I am compelled to point out that it is possible (I do it) to use both a web based client and a local POP client on the same web mail account (gmail in my case) You just need to configure your POP client to not delete incoming messages from the POP server when you check your mail.

This way your web-mail account works just like an ISP based account, but you can also access it from anywhere on a borrowed machine.

In addition, you can access the same account via POP from several machines, as each local client will keep track of new vs. old messages.

The only time I have to use the web-client on one of my machines is when I want to use the mail account for backing up files…I just compose a message with the file(s) to be backed up as an attachment and save it as a draft.

Actually, this is an issue with the person who created the link, and piss poor web design.

Back when everyone had a POP client on their computer, web designers used a “mailto:” link in order to send e-mail.

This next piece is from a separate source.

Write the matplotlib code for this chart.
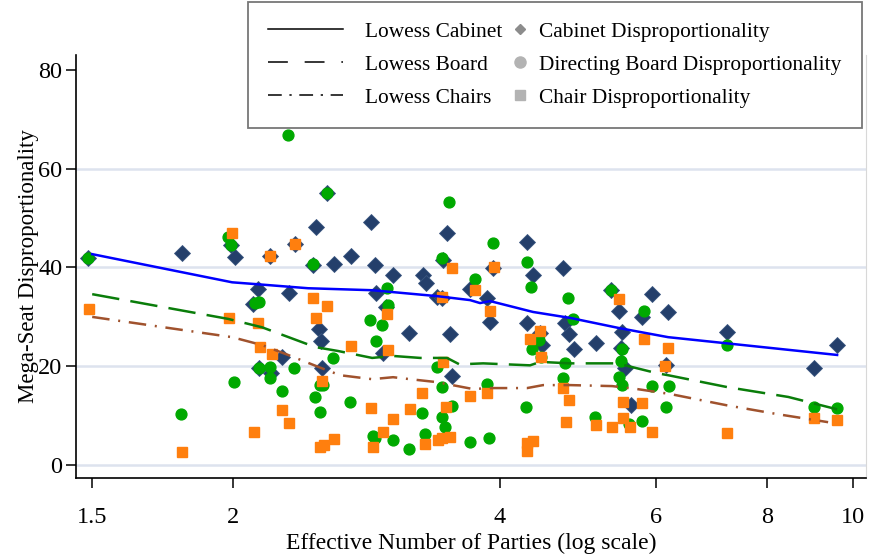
import numpy as np
import matplotlib
matplotlib.use("Agg")
import matplotlib.pyplot as plt
from matplotlib.lines import Line2D
from matplotlib.legend_handler import HandlerLine2D

plt.rcParams['font.family'] = ['Liberation Serif', 'DejaVu Serif']

# --- data (x = effective number of parties, y = disproportionality)
cab_x = [1.372, 1.752, 1.990, 2.010, 2.202, 2.349, 2.481, 2.553, 2.462, 2.600, 2.717, 2.862,
         2.134, 2.313, 2.107, 2.500, 2.512, 2.272, 2.140, 2.208, 2.519, 2.892, 2.900, 3.030,
         2.976, 2.953, 3.159, 3.276, 3.301, 3.397, 3.441, 3.486, 3.450, 3.513, 3.531, 3.701,
         3.865, 3.895, 3.926, 4.292, 4.359, 4.292, 4.440, 4.463, 4.713, 4.738, 4.788, 4.851,
         5.135, 5.339, 5.451, 5.494, 5.479, 5.537, 5.623, 5.786, 5.939, 6.191, 6.157, 7.216,
         9.602, 9.045]
cab_y = [41.9, 42.9, 44.5, 42.1, 42.3, 44.7, 48.2, 55.1, 40.5, 40.7, 42.3, 49.2,
         35.6, 34.8, 32.6, 27.5, 25.1, 21.9, 19.6, 18.6, 19.6, 40.5, 34.8, 38.5,
         32.0, 22.7, 26.7, 38.5, 36.8, 34.0, 33.8, 47.0, 41.5, 26.5, 18.0, 35.6,
         33.8, 28.9, 39.9, 45.1, 38.5, 28.7, 26.7, 24.3, 39.9, 28.7, 26.5, 23.5,
         24.7, 35.4, 31.2, 26.9, 23.7, 19.6, 12.1, 30.0, 34.6, 31.0, 20.2, 26.9,
         24.3, 19.6]

board_x = [1.372, 1.747, 1.974, 1.990, 2.005, 2.307, 2.553, 2.462, 2.118, 2.140, 2.140, 2.202,
           2.202, 2.272, 2.343, 2.475, 2.506, 2.525, 2.506, 2.593, 2.710, 2.855, 2.945, 2.900,
           2.984, 2.992, 2.877, 2.892, 3.030, 3.159, 3.267, 3.293, 3.397, 3.441, 3.441, 3.468,
           3.441, 3.504, 3.531, 3.750, 3.926, 3.701, 3.885, 3.865, 4.292, 4.336, 4.348, 4.428,
           4.451, 4.281, 4.775, 4.838, 4.738, 4.713, 5.121, 5.339, 5.494, 5.479, 5.451, 5.494,
           5.594, 5.786, 5.816, 5.939, 6.157, 6.207, 7.216, 9.045, 9.602]
board_y = [41.9, 10.3, 46.2, 44.5, 16.8, 66.8, 55.1, 40.7, 32.8, 33.0, 19.6, 19.8,
           17.6, 15.0, 19.6, 13.8, 16.2, 16.2, 10.7, 21.7, 12.8, 29.4, 28.3, 25.1,
           35.8, 32.4, 5.9, 5.5, 5.1, 3.2, 10.5, 6.3, 19.8, 15.8, 9.7, 7.7,
           41.9, 53.2, 11.9, 37.7, 44.9, 4.7, 5.5, 16.4, 41.1, 36.0, 23.5, 25.3,
           21.9, 11.7, 33.8, 29.6, 20.6, 17.6, 9.7, 35.4, 23.5, 21.1, 17.8, 16.2,
           8.3, 8.9, 31.2, 16.0, 11.7, 16.0, 24.3, 11.7, 11.5]

chair_x = [1.376, 1.752, 1.995, 1.979, 2.134, 2.145, 2.214, 2.202, 2.349, 2.462, 2.553, 2.481,
           2.717, 2.519, 2.112, 2.272, 2.313, 2.506, 2.532, 2.600, 2.862, 2.877, 2.992, 2.984,
           3.030, 3.167, 3.267, 2.953, 3.293, 3.406, 3.441, 3.441, 3.450, 3.531, 3.936, 3.750,
           3.895, 3.477, 3.701, 3.865, 3.513, 4.292, 4.359, 4.292, 4.325, 4.440, 4.451, 4.713,
           4.788, 4.750, 5.135, 5.353, 5.451, 5.508, 5.508, 5.609, 5.786, 5.939, 5.816, 6.191,
           6.141, 7.216, 9.045, 9.602]
chair_y = [31.6, 2.6, 47.0, 29.8, 28.7, 23.9, 22.5, 42.3, 44.7, 33.8, 32.2, 29.8,
           24.1, 17.0, 6.7, 11.1, 8.5, 3.6, 4.0, 5.3, 11.5, 3.6, 23.3, 30.6,
           9.3, 11.3, 14.6, 6.7, 4.3, 5.1, 5.5, 34.0, 20.9, 39.9, 40.1, 35.4,
           31.2, 11.7, 14.0, 14.6, 5.7, 4.5, 4.9, 2.8, 25.5, 27.1, 21.9, 15.6,
           13.2, 8.7, 8.1, 7.7, 33.6, 12.8, 9.5, 7.7, 12.6, 6.7, 25.5, 23.7,
           20.0, 6.5, 9.5, 9.1]

# lowess curves
low_cab_x = [1.387, 1.995, 2.134, 2.430, 2.870, 3.398, 3.701, 3.798, 3.899, 4.359, 4.799, 5.465, 6.191, 9.602]
low_cab_y = [42.7, 37.0, 36.6, 35.8, 35.4, 34.2, 33.4, 32.8, 33.2, 31.0, 29.8, 27.7, 25.9, 22.3]

low_board_x = [1.387, 1.974, 2.156, 2.475, 2.627, 2.870, 3.030, 3.251, 3.486, 3.600, 3.829, 4.325,
               4.440, 4.800, 5.423, 5.712, 6.016, 6.191, 7.216, 8.459, 9.602]
low_board_y = [34.6, 29.6, 27.9, 23.9, 23.1, 21.7, 22.1, 21.7, 21.7, 20.4, 20.6, 20.2,
               20.9, 20.6, 20.6, 19.6, 18.6, 18.2, 15.8, 13.8, 11.3]

low_chair_x = [1.387, 1.995, 2.156, 2.307, 2.519, 2.641, 2.870, 3.030, 3.167, 3.397, 3.730, 3.895,
               4.292, 4.474, 4.800, 5.353, 5.712, 6.223, 7.216, 8.238, 9.380]
low_chair_y = [30.0, 25.9, 24.3, 22.3, 19.6, 18.2, 17.4, 17.8, 17.4, 16.8, 15.4, 15.6,
               15.6, 16.2, 16.2, 16.0, 15.4, 14.4, 12.1, 10.3, 8.7]

tick_pos = [1.387, 2, 4, 6, 8, 10]
tick_lab = ['1.5', '2', '4', '6', '8', '10']
grid_vals = [0, 20, 40, 60]

fig = plt.figure(figsize=(8.7, 5.57), dpi=100)
ax = fig.add_axes([0.0874, 0.1418, 0.908, 0.7595])
ax.set_xscale('log')
ax.set_xlim(1.330, 10.35)
ax.set_ylim(-2.6, 83)

for g in grid_vals:
    ax.axhline(g, color='#dde3ee', lw=1.8, zorder=0)

ax.plot(cab_x, cab_y, 'D', color='#243f6b', mec='#3a5680', mew=0.6, ms=7.8, zorder=2)
ax.plot(board_x, board_y, 'o', color='#00a900', mec='#00a900', ms=7.8, zorder=3)
ax.plot(chair_x, chair_y, 's', color='#ff7f0e', mec='#ff7f0e', ms=6.8, zorder=3)

ax.plot(low_cab_x, low_cab_y, '-', color='#0000ff', lw=1.8, zorder=4)
ax.plot(low_board_x, low_board_y, color='#0a7d0a', lw=1.8, dashes=(11, 4.5), zorder=4)
ax.plot(low_chair_x, low_chair_y, color='#a0522d', lw=1.8, dashes=(7, 3.5, 0.8, 3.5), zorder=4)

ax.set_xticks(tick_pos)
ax.set_xticklabels(tick_lab)
ax.xaxis.set_minor_locator(matplotlib.ticker.NullLocator())
ax.set_yticks([0, 20, 40, 60, 80])
ax.tick_params(axis='both', labelsize=17.5, length=7, width=1.1, color='black')
ax.tick_params(axis='x', pad=14)
ax.tick_params(axis='y', pad=3)

ax.spines['top'].set_visible(False)
ax.spines['right'].set_color('#d8d8d8')
ax.spines['left'].set_linewidth(1.2)
ax.spines['bottom'].set_linewidth(1.2)

ax.set_xlabel('Effective Number of Parties (log scale)', fontsize=17, labelpad=3)
ax.set_ylabel('Mega-Seat Disproportionality', fontsize=16.5, labelpad=-1)


class RightMarker(HandlerLine2D):
    # put the marker at the right end of the handle box, next to its label
    def create_artists(self, legend, orig_handle, xdescent, ydescent, width, height, fontsize, trans):
        arts = super().create_artists(legend, orig_handle, xdescent, ydescent, width, height, fontsize, trans)
        for a in arts:
            a.set_xdata(np.full(len(a.get_xdata()), width - xdescent + 0.1 * fontsize))
        return arts


h_lines = [Line2D([], [], color='black', lw=1.1),
           Line2D([], [], color='black', lw=1.1, dashes=(13, 11)),
           Line2D([], [], color='black', lw=1.1, dashes=(9, 5, 1.5, 5))]
h_marks = [Line2D([], [], ls='none', marker='D', color='#8c8c8c', ms=5),
           Line2D([], [], ls='none', marker='o', color='#b3b3b3', ms=8),
           Line2D([], [], ls='none', marker='s', color='#b3b3b3', ms=7)]
labels = ['Lowess Cabinet', 'Lowess Board', 'Lowess Chairs',
          'Cabinet Disproportionality', 'Directing Board Disproportionality', 'Chair Disproportionality']
hmap = {h: RightMarker() for h in h_marks}
leg = fig.legend(h_lines + h_marks, labels, ncol=2, loc='upper right',
                 bbox_to_anchor=(0.991, 0.997), borderaxespad=0, fontsize=15.4, frameon=True,
                 fancybox=False, edgecolor='#555555', handlelength=3.5, handletextpad=1.0,
                 columnspacing=-2.75, labelspacing=0.6, borderpad=0.95, handler_map=hmap)
leg.get_frame().set_linewidth(1.3)

fig.savefig('out.png', dpi=100)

This automatically started the POP client on the computer with the To: address already entered; you could start typing the e-mail and send it.

But now that a large proportion of people have web-based clients, the mailto: link doesn’t work for them. Either it brings up Outlook Express – which isn’t configured and can’t send mail – or it doesn’t work at all.

The answer is to create a web-based form (see SFF Net for an example). Thus, people can send an e-mail no matter what they’re using.

I’ve been using Outlook Express for years (since 98 or 99) as my mail client for Hotmail, mainly because I do not much care for the web interface. I’m sure there are better mail clients out there, and I can pop my hotmail from outlook, but I like keeping my business mail account separate from my personal accounts.